Das heutige Thema hat mit Meryl Streep zu tun, mit gut zwei Dutzend Knoblauchzehen und mit einer Frau, die in den USA Koch-Geschichte schrieb.

Könnte man Kolumnen nicht nur lesen, sondern auch riechen, wäre das heutige Thema aus sehr großer Entfernung zu erkennen. Es hat mit Meryl Streep zu tun, mit gut zwei Dutzend Knoblauchzehen und mit einer Frau, die in den USA Koch-Geschichte schrieb. Julia Child, in den 60er-Jahren Star der legendären Brutzel-Show "The French Chef". Vor einigen Monaten hatte ich gelesen, dass diese drollige Küchen-Heldin in der Komödie "Julie & Julia" von Streep gespielt würde.
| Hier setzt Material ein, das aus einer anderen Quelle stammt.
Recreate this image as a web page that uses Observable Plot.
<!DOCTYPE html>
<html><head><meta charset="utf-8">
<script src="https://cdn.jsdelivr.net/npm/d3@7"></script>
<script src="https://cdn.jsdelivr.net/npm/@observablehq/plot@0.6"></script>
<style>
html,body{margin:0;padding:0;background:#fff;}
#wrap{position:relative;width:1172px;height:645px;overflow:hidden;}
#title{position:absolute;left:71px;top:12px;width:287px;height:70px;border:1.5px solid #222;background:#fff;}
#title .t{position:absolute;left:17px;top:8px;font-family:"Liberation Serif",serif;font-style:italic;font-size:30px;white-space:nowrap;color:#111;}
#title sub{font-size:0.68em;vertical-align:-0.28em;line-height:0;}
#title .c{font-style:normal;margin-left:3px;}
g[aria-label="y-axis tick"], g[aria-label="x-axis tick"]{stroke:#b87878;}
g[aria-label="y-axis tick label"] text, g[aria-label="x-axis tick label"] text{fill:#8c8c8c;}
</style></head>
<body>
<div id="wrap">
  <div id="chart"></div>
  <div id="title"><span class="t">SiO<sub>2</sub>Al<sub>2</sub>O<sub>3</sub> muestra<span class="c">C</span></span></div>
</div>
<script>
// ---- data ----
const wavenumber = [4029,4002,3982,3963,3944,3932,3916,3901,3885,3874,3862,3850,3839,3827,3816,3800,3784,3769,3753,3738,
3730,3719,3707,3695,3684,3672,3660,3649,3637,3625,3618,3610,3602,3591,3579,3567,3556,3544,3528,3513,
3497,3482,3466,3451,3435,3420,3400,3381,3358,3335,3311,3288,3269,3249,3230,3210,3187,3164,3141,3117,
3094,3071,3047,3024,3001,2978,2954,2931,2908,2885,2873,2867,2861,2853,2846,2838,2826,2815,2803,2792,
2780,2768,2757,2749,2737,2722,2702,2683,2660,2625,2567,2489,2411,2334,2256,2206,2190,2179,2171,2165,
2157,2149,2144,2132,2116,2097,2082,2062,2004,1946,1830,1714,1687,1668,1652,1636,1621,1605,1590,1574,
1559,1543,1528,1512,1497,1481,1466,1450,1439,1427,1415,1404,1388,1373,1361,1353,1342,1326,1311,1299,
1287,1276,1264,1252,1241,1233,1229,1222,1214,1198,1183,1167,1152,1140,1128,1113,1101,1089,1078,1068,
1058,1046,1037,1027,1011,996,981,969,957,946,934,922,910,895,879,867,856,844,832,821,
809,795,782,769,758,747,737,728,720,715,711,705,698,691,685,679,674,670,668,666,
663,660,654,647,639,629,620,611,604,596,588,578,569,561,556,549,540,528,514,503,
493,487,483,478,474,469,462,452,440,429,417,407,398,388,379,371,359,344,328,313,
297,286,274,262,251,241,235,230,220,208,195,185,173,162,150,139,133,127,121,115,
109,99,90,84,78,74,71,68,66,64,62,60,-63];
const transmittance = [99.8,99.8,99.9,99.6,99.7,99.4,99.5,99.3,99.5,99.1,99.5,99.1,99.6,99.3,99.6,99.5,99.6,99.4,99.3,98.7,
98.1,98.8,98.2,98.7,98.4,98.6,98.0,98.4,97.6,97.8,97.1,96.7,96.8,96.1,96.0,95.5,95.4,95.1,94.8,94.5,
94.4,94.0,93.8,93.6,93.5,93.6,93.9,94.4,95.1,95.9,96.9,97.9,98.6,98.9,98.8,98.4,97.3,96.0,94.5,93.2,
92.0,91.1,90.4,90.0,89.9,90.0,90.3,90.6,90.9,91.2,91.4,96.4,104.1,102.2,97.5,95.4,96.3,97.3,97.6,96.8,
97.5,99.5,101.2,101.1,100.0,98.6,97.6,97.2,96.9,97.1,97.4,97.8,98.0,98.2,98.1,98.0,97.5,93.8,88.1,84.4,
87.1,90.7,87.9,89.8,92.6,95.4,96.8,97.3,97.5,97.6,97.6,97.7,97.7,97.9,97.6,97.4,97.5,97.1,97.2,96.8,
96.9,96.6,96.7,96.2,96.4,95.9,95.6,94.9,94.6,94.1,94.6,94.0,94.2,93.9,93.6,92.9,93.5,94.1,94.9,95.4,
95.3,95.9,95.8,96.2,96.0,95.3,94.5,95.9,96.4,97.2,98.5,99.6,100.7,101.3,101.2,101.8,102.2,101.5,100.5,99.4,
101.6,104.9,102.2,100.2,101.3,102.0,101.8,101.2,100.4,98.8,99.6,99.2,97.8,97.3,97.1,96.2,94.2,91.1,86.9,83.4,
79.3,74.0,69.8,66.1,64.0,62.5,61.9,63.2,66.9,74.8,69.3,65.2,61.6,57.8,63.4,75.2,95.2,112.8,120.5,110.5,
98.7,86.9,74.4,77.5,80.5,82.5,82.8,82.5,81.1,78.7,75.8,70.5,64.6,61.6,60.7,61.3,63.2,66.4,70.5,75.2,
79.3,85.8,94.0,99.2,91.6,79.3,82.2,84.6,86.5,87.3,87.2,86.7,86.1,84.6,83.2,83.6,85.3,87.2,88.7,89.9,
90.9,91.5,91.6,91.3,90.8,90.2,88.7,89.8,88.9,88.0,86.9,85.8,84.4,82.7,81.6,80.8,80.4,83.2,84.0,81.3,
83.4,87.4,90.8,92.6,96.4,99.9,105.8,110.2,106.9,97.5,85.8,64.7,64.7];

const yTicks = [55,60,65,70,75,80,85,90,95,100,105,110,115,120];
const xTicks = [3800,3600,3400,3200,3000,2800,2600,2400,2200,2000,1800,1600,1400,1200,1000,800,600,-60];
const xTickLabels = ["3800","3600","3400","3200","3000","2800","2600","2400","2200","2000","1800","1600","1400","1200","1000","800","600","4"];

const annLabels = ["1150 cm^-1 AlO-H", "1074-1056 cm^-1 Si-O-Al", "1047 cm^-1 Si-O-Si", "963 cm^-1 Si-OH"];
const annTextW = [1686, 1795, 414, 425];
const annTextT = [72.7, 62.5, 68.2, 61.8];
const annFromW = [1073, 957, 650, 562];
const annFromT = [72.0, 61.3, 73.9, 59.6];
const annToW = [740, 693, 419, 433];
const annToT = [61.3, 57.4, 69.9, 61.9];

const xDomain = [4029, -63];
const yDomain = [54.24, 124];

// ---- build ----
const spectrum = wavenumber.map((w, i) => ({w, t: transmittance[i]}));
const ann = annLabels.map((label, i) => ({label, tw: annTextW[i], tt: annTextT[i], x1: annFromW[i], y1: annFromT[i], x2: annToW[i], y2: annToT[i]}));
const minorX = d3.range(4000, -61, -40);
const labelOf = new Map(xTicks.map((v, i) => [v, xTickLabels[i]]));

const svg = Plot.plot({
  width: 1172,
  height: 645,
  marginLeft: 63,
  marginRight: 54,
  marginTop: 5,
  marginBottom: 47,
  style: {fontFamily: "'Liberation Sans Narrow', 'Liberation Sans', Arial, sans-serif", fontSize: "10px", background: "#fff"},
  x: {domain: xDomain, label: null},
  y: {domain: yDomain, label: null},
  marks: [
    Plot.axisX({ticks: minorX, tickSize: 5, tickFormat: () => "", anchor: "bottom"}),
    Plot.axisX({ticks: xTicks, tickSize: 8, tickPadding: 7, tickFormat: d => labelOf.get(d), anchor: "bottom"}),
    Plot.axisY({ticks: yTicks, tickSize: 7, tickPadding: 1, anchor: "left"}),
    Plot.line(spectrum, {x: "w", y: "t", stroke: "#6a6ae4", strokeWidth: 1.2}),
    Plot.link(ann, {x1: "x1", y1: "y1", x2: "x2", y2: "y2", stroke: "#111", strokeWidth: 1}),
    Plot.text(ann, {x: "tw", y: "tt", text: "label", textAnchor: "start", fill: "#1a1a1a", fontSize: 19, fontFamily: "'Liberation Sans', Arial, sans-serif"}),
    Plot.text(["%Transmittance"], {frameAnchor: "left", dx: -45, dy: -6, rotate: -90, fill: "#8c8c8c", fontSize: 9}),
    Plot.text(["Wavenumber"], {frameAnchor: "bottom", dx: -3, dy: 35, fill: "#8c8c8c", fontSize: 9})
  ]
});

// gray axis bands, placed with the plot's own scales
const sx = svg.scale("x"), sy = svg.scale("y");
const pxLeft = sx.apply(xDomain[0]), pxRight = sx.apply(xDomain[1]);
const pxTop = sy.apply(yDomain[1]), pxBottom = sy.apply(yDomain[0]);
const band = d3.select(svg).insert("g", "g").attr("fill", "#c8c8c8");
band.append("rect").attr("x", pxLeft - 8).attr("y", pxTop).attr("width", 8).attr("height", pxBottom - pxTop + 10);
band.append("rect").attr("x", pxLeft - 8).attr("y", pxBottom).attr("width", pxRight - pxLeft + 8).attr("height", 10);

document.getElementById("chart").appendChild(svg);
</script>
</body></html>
In dem Artikel stand auch, Child sei "ein Baum von einer Frau" gewesen, 1,88 groß, "mit einer Stimme, die Eigelb zum Gerinnen brachte". Oha. Und als der Film kürzlich in die Kinos kam, fiel mir wieder ein, was mich am meisten beeindruckt - oder vielleicht eher eingeschüchtert - hatte: Ihr Kartoffelpüree reicherte die Pfannen-Walküre mit 28 (in Worten: achtundzwanzig) geschmorten Knoblauchzehen an. "Wenn Sie weniger nehmen, werden Sie es bereuen", war ihr Kommentar, den man sich auf der Zunge zergehen lassen muss. Das Pürieren der Erdäpfel erledigte Child bestimmt à la "Seewolf" mit bloßen Händen und entspanntem Lächeln. Von drohender Reue bei mehr als 28 Zehen war übrigens nicht die Rede.

Schon die Vorstellung des Aromas - vom Nachgeschmack der Mutprobe gar nicht zu reden - jagte Schauer über meinen Rücken. Waffenscheinpflichtiges Kartoffelpüree, ja, Wahnsinn! In meiner Fantasie beschlugen Küchenfenster, Nachbarkinder wurden beim Gang durchs Treppenhaus ohnmächtig, Tauben fielen beim Lüften vom Dach. Auch die Szene aus "Alien", wo sich das auf den Boden getropfte Blut des Weltraum-Monsters glattweg durch mehrere Raumschiff-Etagen frisst, kam mir in den Sinn. Childs Rezept wurde mir immer sympathischer.

Wie gut für mich, dass Kartoffelpüree an sich nicht besonders schwierig ist, ebenso wenig das Schmoren von Knoblauchzehen. Beides ist unfallfrei schaffbar. Die beiden wichtigsten Rezept-Komponenten waren schnell besorgt. Beim Schälen der abgezählten, möglichst großen Zehen spürte ich ein leicht bedenkliches Klaus-Kinski-Grinsen, außerdem musste ich ständig an einen gewissen Ilja Rogoff und seine Knoblauchpillen denken. 28 Knoblauchzehen für ein einziges Gericht und nicht als Wochenration zu schälen und zu zerkleinern, das hat schon etwas Sprengmeisterliches. Der weiße Hügel auf dem Küchentisch wuchs und wuchs, die geschmacklichen Dimensionen dieser Rezeptur wurden immer konkreter und bedrohlicher. Egal. Die nächste Eskalationsstufe war beim Pürieren der köstlichen kleinen Stinker erreicht. Hinein damit in die Kartoffeln, gut durchrühren, tief durchatmen und: kosten.

Der Rest war genüssliches Schweigen.

Die Tauben blieben auf dem Dach, die Kinder unversehrt, die Fensterscheiben durchsichtig, mein Magen hielt tapfer durch. "Zu viel Knoblauch? So was gibt's nicht", hat Julia Child gesagt. Doch zum Nachkochen ihrer Küchenkreation sind nur freie Wochenenden oder Urlaubstage zu empfehlen. Knoblauch mag ja die Blutgefäße pflegen und das Leben verlängern. Aber was nützen einem die gut durchbluteten Extra-Jahre, wenn niemand mehr mit einem spricht.